Lemon Herb Chicken is one of our favorite weeknight or weekend meals. We live in a neighborhood where everyone shares fruit from their trees, so at this time of year citrus is abundant — thanks, Rudy, for the lemons. In this recipe we used bone-in thighs because they were a great price, but bone-in chicken breasts work equally well. The chicken benefits from a long marinate; overnight is ideal, though a minimum of six hours will still produce great flavor.
Patti and I set aside one night each week as our date night. Most of the time we fire up our Green Mountain wood pellet grill/smoker, but sometimes we cook indoors and still enjoy dinner together on the patio. Our outdoor space has a rainforest theme with a wood pellet patio heater, soft lighting, candles, lanterns and surround sound. We like to unwind with a glass of wine or a strawberry margarita made with frozen strawberries, listen to music, enjoy good food and sometimes even dance.

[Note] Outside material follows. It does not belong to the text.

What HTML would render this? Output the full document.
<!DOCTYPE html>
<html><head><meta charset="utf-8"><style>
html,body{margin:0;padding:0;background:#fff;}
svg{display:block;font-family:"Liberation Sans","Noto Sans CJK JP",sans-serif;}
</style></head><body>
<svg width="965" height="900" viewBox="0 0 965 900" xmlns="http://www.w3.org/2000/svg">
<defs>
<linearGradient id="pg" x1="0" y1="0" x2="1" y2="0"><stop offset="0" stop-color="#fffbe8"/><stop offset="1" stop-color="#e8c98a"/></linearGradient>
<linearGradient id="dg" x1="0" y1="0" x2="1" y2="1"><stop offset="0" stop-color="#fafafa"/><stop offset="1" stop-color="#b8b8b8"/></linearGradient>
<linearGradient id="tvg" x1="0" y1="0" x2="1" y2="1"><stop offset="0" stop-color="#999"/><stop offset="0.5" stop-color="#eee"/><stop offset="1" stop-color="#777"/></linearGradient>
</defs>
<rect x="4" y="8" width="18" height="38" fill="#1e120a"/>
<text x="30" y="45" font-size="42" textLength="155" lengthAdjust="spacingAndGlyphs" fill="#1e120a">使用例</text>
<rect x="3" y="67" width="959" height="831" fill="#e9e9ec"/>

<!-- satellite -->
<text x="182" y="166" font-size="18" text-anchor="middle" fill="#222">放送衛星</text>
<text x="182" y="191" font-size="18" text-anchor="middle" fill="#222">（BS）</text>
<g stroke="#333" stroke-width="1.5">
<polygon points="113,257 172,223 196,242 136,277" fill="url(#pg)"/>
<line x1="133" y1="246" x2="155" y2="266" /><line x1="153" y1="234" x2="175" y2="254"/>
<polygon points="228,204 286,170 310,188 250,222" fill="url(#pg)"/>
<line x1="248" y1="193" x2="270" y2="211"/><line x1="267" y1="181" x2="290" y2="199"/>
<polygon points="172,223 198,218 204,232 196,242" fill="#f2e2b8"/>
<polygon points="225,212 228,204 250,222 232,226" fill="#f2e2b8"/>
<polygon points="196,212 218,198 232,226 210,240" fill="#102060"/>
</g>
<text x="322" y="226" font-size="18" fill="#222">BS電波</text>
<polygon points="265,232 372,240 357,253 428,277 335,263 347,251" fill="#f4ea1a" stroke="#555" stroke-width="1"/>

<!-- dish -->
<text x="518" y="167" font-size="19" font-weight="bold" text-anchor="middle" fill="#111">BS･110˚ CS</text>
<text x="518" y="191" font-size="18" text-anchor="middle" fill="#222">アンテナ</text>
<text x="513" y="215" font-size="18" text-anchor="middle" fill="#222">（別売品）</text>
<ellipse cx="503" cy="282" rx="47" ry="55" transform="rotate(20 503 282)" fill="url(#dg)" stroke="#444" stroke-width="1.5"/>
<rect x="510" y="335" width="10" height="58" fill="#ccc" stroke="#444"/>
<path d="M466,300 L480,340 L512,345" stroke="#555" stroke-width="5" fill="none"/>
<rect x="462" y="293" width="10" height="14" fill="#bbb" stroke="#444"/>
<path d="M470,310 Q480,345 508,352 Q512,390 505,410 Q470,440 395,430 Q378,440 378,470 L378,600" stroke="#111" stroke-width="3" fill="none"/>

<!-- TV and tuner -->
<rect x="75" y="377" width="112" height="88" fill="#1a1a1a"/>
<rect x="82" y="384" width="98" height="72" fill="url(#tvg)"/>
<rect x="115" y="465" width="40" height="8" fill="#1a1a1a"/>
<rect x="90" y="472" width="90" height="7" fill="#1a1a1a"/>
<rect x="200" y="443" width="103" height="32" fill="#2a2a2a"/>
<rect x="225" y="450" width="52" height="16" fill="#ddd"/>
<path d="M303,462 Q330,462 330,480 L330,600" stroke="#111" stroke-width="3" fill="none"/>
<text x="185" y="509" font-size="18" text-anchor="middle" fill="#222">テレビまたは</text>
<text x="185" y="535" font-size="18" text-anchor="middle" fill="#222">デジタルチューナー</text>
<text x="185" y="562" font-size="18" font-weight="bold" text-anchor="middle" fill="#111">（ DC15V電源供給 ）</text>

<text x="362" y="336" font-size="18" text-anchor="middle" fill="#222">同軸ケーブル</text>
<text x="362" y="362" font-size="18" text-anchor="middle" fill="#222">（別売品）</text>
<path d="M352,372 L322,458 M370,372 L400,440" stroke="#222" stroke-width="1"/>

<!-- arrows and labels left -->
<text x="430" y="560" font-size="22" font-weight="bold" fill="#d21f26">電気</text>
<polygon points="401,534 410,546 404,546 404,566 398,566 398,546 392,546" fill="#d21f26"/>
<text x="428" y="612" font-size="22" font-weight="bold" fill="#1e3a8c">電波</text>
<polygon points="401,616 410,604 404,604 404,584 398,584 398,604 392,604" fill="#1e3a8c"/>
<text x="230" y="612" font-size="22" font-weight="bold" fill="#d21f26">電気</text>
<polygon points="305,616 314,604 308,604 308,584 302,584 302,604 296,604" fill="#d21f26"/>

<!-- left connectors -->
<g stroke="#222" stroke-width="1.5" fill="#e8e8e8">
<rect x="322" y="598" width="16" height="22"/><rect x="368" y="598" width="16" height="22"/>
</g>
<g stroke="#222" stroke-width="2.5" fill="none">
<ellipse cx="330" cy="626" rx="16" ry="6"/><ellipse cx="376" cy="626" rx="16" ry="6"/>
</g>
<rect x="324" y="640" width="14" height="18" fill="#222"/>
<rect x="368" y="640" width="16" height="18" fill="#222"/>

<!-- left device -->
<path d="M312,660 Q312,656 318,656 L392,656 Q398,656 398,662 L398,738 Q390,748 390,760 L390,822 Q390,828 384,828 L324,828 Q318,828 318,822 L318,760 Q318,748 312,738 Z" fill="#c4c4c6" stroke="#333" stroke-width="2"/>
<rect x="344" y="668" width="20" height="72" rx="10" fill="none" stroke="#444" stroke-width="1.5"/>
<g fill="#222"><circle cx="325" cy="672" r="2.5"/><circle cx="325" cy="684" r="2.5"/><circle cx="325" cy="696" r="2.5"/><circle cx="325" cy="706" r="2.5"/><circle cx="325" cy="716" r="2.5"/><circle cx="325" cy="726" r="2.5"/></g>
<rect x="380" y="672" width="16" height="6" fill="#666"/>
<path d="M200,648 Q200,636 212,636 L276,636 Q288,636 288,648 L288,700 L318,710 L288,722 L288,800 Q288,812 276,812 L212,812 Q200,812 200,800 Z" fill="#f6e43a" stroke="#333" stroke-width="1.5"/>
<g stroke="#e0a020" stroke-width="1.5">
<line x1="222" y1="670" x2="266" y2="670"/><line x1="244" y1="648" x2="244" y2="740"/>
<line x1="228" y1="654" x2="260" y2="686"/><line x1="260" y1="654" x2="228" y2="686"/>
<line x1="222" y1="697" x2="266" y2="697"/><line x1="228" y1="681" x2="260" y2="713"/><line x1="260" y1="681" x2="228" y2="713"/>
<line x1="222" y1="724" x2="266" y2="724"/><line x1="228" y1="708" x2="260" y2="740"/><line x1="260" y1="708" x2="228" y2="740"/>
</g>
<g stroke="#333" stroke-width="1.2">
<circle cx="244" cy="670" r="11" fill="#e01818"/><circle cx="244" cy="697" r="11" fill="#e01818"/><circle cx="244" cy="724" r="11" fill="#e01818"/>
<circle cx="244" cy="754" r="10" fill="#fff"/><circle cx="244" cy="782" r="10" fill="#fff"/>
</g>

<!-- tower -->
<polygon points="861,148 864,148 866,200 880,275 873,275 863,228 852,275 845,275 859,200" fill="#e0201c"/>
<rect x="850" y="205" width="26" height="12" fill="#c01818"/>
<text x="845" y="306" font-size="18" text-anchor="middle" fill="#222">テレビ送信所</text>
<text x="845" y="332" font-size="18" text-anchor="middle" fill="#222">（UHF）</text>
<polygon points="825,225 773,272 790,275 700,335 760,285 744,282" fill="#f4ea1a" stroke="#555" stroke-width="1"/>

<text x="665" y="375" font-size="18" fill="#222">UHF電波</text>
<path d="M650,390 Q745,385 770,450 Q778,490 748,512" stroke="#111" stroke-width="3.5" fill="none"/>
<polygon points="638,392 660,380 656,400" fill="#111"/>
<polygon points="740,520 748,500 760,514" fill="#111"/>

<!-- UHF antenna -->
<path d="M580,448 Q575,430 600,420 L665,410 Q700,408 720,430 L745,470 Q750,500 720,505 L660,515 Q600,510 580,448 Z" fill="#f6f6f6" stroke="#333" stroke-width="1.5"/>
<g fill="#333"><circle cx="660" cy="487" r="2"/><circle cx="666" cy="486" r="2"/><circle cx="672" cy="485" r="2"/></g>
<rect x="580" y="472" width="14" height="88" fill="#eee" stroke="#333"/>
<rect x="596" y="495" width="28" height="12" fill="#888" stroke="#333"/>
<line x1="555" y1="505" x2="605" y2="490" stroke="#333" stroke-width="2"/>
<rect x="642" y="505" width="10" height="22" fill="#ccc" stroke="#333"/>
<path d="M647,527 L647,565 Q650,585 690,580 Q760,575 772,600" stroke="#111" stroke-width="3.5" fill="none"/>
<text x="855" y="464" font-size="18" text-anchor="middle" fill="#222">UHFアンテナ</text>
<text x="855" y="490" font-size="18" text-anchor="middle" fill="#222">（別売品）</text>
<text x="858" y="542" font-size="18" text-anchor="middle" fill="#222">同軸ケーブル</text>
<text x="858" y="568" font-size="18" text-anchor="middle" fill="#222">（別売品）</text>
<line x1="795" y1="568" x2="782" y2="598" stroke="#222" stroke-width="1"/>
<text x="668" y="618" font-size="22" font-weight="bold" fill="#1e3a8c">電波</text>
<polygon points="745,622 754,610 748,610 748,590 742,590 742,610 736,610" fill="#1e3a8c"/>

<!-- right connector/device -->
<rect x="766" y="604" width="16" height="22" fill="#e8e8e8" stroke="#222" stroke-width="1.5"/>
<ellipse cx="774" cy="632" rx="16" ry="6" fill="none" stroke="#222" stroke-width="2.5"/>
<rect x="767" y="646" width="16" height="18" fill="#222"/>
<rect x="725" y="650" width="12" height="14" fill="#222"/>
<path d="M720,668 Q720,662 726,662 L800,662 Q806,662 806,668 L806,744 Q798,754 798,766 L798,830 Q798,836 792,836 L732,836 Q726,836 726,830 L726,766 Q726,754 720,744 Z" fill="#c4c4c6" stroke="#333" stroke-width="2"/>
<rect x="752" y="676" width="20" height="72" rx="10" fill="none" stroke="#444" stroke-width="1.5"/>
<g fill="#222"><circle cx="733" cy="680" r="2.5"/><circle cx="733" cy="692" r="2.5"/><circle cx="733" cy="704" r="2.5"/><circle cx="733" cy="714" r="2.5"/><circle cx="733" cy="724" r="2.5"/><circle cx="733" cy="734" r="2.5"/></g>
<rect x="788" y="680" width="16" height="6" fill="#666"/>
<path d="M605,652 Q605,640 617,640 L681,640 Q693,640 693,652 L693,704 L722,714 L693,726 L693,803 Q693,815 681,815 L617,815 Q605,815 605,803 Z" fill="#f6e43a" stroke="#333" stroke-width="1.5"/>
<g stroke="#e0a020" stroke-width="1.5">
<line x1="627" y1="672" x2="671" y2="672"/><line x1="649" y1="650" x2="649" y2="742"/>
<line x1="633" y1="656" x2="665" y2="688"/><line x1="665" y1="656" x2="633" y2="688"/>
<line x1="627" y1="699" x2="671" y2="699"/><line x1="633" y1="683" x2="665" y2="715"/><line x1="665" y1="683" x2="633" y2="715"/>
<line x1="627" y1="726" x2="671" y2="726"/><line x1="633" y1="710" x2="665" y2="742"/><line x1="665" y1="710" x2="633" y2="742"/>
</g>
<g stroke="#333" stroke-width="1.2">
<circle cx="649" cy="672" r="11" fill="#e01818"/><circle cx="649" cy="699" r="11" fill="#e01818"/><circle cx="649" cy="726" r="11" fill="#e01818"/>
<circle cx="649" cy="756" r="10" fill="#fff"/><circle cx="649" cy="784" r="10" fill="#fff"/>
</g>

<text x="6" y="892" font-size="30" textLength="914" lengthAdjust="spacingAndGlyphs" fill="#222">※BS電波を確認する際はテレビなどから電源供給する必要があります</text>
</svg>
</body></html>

Lemon Herb Chicken — A Gas Grill Recipe
Prep Time: 10 minutes, plus marinate time
Cook Time: 30 minutes at 400°F (205°C)
Grill: Gas
Ingredients: Lemon Herb Chicken
- 8 bone-in chicken thighs
Ingredients: Marinade
- 1 cup Italian salad dressing
- 1/4 cup fresh rosemary, minced
- 1/4 cup fresh tarragon, chopped
- 8 oz fresh lemon juice
Grill Setup and Equipment
For consistent results on a gas grill, use a model with front-to-back burners and at least three burners (four is better). Being able to control burners independently lets you create hot and cooler zones — I usually light one side and leave the others off. An oven thermometer placed at grate level is essential; the hood thermometer doesn’t reflect the temperature where the meat cooks. I use a dual-probe thermometer so I can monitor both the meat and the grill temperature, and a handheld instant-read thermometer to check doneness.

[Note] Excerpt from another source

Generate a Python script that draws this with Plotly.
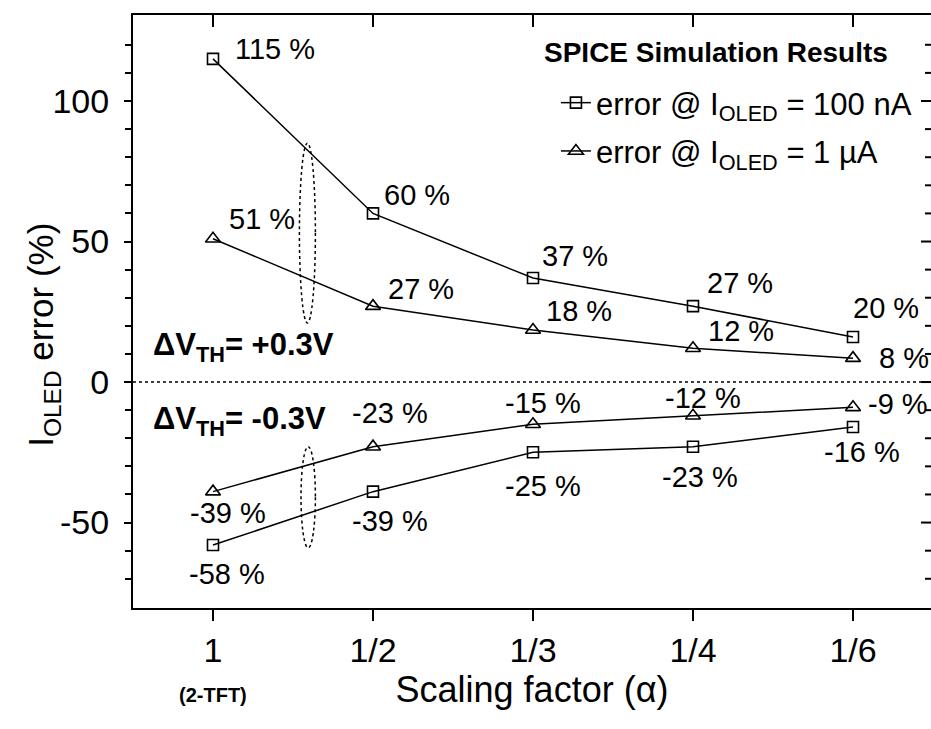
import plotly.graph_objects as go

# ---------------- data ----------------
categories = ["1", "1/2", "1/3", "1/4", "1/6"]
x_idx = [0, 1, 2, 3, 4]

pos_100nA = [115, 60, 37, 27, 16]
neg_100nA = [-58, -39, -25, -23, -16]
pos_1uA = [51, 27, 18.5, 12, 8.5]
neg_1uA = [-39, -23, -15, -12, -9]

lbl_pos_100nA = ["115 %", "60 %", "37 %", "27 %", "20 %"]
lbl_neg_100nA = ["-58 %", "-39 %", "-25 %", "-23 %", "-16 %"]
lbl_pos_1uA = ["51 %", "27 %", "18 %", "12 %", "8 %"]
lbl_neg_1uA = ["-39 %", "-23 %", "-15 %", "-12 %", "-9 %"]

y_major = [-50, 0, 50, 100]
y_major_text = ["-50", "0", "50", "100"]
y_minor = [-70, -60, -40, -30, -20, -10, 10, 20, 30, 40, 60, 70, 80, 90, 110, 120]

FONT = "Liberation Sans, Arial, sans-serif"
PLOT_W, PLOT_H = 798, 593

fig = go.Figure()

def series_xy(pos, neg):
    return x_idx + [None] + x_idx, pos + [None] + neg

xs, ys = series_xy(pos_100nA, neg_100nA)
fig.add_trace(go.Scatter(
    x=xs, y=ys, mode="lines+markers", connectgaps=False,
    name="error @ I<sub>OLED</sub> = 100 nA", legendgroup="a",
    line=dict(color="black", width=1.5),
    marker=dict(symbol="square-open", size=11, color="black", line=dict(width=1.6)),
))
xs, ys = series_xy(pos_1uA, neg_1uA)
fig.add_trace(go.Scatter(
    x=xs, y=ys, mode="lines+markers", connectgaps=False,
    name="error @ I<sub>OLED</sub> = 1 µA", legendgroup="b",
    line=dict(color="black", width=1.5),
    marker=dict(symbol="triangle-up-open", size=13, color="black", line=dict(width=1.6)),
))

# ---------------- value labels ----------------
def add_labels(vals, labels, offsets):
    for xi, v, t, (dx, dy, anc) in zip(x_idx, vals, labels, offsets):
        fig.add_annotation(x=xi, y=v, text=t, showarrow=False,
                           xanchor=anc, yanchor="middle", xshift=dx, yshift=dy,
                           font=dict(family=FONT, size=29, color="black"))

add_labels(pos_100nA, lbl_pos_100nA,
           [(20, 10, "left"), (9, 18, "left"), (7, 22, "left"), (12, 23, "left"), (-2, 29, "left")])
add_labels(pos_1uA, lbl_pos_1uA,
           [(14, 20, "left"), (13, 17, "left"), (11, 19, "left"), (13, 17, "left"), (24, 0, "left")])
add_labels(neg_1uA, lbl_neg_1uA,
           [(15, -21, "center"), (17, 34, "center"), (10, 21, "center"), (10, 18, "center"), (13, 3, "left")])
add_labels(neg_100nA, lbl_neg_100nA,
           [(14, -29, "center"), (17, -29, "center"), (10, -34, "center"), (7, -30, "center"), (9, -25, "center")])

# ---------------- Delta V_TH text ----------------
fig.add_annotation(xref="paper", yref="y", x=0.022, y=12.5, xanchor="left", yanchor="middle",
                   text="<b>ΔV<sub>TH</sub>= +0.3V</b>", showarrow=False,
                   font=dict(family=FONT, size=31, color="black"))
fig.add_annotation(xref="paper", yref="y", x=0.022, y=-14.0, xanchor="left", yanchor="middle",
                   text="<b>ΔV<sub>TH</sub>= -0.3V</b>", showarrow=False,
                   font=dict(family=FONT, size=31, color="black"))

# (2-TFT) under first tick
fig.add_annotation(x=0, xref="x", yref="paper", y=-0.125, yanchor="top",
                   text="<b>(2-TFT)</b>", showarrow=False,
                   font=dict(family=FONT, size=20, color="black"))

# y-axis title
fig.add_annotation(xref="paper", yref="paper", x=-0.112, y=0.46, xanchor="center", yanchor="middle",
                   text="I<sub>OLED</sub> error (%)", textangle=-90, showarrow=False,
                   font=dict(family=FONT, size=35, color="black"))

# legend title
fig.add_annotation(xref="paper", yref="paper", x=0.512, y=(608 - 53) / PLOT_H, xanchor="left", yanchor="middle",
                   text="<b>SPICE Simulation Results</b>", showarrow=False,
                   font=dict(family=FONT, size=28, color="black"))

# ---------------- shapes ----------------
fig.add_shape(type="line", xref="paper", yref="y", x0=0, x1=1, y0=0, y1=0,
              line=dict(color="black", width=1.5, dash="dot"))
fig.add_shape(type="circle", xref="x", yref="y", x0=0.54, x1=0.64, y0=21, y1=85,
              line=dict(color="black", width=1.5, dash="dot"))
fig.add_shape(type="circle", xref="x", yref="y", x0=0.55, x1=0.64, y0=-59, y1=-23,
              line=dict(color="black", width=1.5, dash="dot"))

# inward tick marks on the top frame (at the categories) and the right frame
for xi in x_idx:
    fig.add_shape(type="line", xref="x", yref="paper", x0=xi, x1=xi, y0=1, y1=1 - 12 / PLOT_H,
                  line=dict(color="black", width=2))
for yv in y_major:
    fig.add_shape(type="line", xref="paper", yref="y", x0=1, x1=1 - 10 / PLOT_W, y0=yv, y1=yv,
                  line=dict(color="black", width=2))
for yv in y_minor:
    fig.add_shape(type="line", xref="paper", yref="y", x0=1, x1=1 - 6 / PLOT_W, y0=yv, y1=yv,
                  line=dict(color="black", width=2))

# ---------------- layout ----------------
xr = [-0.5, 4.4875]
yr = [-80.4, 130.6]
fig.update_layout(
    width=931, height=729,
    margin=dict(l=133, r=0, t=15, b=121),
    paper_bgcolor="white", plot_bgcolor="white",
    font=dict(family=FONT, color="black"),
    showlegend=True,
    legend=dict(
        x=0.53, y=(608 - 76) / PLOT_H, xanchor="left", yanchor="top",
        bgcolor="rgba(0,0,0,0)",
        font=dict(family=FONT, size=31, color="black"),
        itemwidth=30, tracegroupgap=5,
    ),
    xaxis=dict(
        range=xr, tickmode="array", tickvals=x_idx, ticktext=categories,
        showgrid=False, zeroline=False, showline=True, mirror=True, linecolor="black", linewidth=2,
        ticks="outside", ticklen=11, tickwidth=2, tickcolor="black",
        tickfont=dict(family=FONT, size=34, color="black"),
        title=dict(text="Scaling factor (α)", font=dict(family=FONT, size=36, color="black"), standoff=4),
    ),
    yaxis=dict(
        range=yr, tickmode="array", tickvals=y_major, ticktext=y_major_text,
        showgrid=False, zeroline=False, showline=True, linecolor="black", linewidth=2,
        ticks="outside", ticklen=7, tickwidth=2, tickcolor="black", ticklabelstandoff=8,
        tickfont=dict(family=FONT, size=34, color="black"),
        minor=dict(tickvals=y_minor, ticks="outside", ticklen=6, tickwidth=2, tickcolor="black"),
    ),
)

fig.write_html("out.html")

If you want a touch of smoke on a gas grill, use a small smoke box or a pellet smoker attachment. A compact smoker accessory lets you try different pellet flavors without buying large bags, and a light “kiss” of smoke pairs nicely with the lemon and herbs in this dish. Keep in mind that at cooking temperatures above 250°F (122°C) you will get less smoke flavor.

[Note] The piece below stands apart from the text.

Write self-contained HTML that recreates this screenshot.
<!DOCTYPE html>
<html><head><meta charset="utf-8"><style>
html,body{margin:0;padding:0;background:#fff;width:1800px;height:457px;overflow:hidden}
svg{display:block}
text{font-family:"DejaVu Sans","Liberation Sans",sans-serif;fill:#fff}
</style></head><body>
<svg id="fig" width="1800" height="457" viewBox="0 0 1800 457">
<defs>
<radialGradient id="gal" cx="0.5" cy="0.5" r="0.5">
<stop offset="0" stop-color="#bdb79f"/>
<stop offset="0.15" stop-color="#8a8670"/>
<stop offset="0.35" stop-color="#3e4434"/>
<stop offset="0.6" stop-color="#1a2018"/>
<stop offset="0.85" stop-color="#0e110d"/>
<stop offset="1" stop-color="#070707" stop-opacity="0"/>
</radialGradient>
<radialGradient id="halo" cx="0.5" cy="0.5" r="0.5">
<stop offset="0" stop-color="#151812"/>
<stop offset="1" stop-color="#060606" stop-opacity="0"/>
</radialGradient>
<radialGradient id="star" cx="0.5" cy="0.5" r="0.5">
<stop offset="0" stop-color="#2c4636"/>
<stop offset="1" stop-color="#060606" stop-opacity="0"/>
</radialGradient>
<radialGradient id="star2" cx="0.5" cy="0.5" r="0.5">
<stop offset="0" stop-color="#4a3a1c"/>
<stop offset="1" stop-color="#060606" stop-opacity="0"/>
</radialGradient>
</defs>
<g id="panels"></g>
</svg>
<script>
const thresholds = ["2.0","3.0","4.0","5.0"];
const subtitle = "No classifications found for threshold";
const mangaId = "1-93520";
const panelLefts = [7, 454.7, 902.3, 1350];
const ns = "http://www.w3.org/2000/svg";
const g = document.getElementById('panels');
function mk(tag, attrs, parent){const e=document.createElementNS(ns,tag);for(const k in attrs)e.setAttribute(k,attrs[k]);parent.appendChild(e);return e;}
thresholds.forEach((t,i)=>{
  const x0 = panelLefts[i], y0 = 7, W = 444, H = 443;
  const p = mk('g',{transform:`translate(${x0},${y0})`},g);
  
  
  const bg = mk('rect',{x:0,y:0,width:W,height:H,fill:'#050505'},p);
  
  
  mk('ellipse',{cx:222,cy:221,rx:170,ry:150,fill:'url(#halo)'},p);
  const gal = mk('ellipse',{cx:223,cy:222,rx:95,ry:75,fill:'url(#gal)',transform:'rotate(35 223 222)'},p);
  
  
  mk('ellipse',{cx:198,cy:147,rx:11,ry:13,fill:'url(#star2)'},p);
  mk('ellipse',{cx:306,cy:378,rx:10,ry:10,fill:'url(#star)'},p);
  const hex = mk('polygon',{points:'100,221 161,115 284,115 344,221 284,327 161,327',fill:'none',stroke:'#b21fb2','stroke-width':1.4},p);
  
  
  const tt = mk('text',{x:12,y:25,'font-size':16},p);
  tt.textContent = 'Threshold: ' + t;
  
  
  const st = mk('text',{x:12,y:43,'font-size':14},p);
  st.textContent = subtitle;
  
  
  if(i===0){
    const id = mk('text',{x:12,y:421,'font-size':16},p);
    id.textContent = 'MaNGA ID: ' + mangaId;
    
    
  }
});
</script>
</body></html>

Cooking Directions: Lemon Herb Chicken
1. Place the chicken in a large resealable bag or nonreactive container.
2. In a small bowl, whisk together the Italian dressing, minced rosemary, chopped tarragon and lemon juice. Pour the marinade over the chicken, seal the bag, and refrigerate. Marinate overnight or for at least six hours, turning occasionally so the chicken coats evenly.
3. Preheat the grill to 400°F (205°C). If you are using a smoke box or pellet attachment, start that now for a light smoke.
4. Place the chicken directly on the hot side of the grill. Cook for about 15 minutes before flipping — times will vary by grill, and the chicken is ready to flip when it releases easily from the grates.
5. Continue grilling until the internal temperature reaches about 170–175°F (77–79°C). Because grills vary, cook by temperature rather than time; the USDA safe minimum is 165°F (74°C), and the meat will continue to rise a few degrees after you remove it from the heat. I prefer the higher range so the meat flakes apart nicely.
6. When the chicken reaches the target temperature, remove it from the grill, cover loosely, and let it rest for 5–10 minutes before serving. Use an instant-read thermometer to verify doneness.

Note: A recipe is an outline rather than an inflexible set of rules. Adjust herbs, marinade quantities or pellet flavors to suit your taste. If you smoke at temperatures below 250°F (122°C) you will get more smoke flavor; at higher temperatures you’ll mostly be cooking rather than smoking, so pellet variety matters less.



About Our Recipes
We test recipes across a variety of grills on our patio, from pellet grills to gas, charcoal and wood-fired equipment. We call our collection the “Wall of Grill.” Our approach is focused on flavorful, lower-fat grilling that works for pelletheads, gas grillers, natural wood and charcoal purists. Many recipes are adaptable to different heat sources; the key is paying attention to time and temperature.
Remember that recipes are starting points — feel free to tweak ingredients and techniques to match your preferences. Take what you like and make it your own.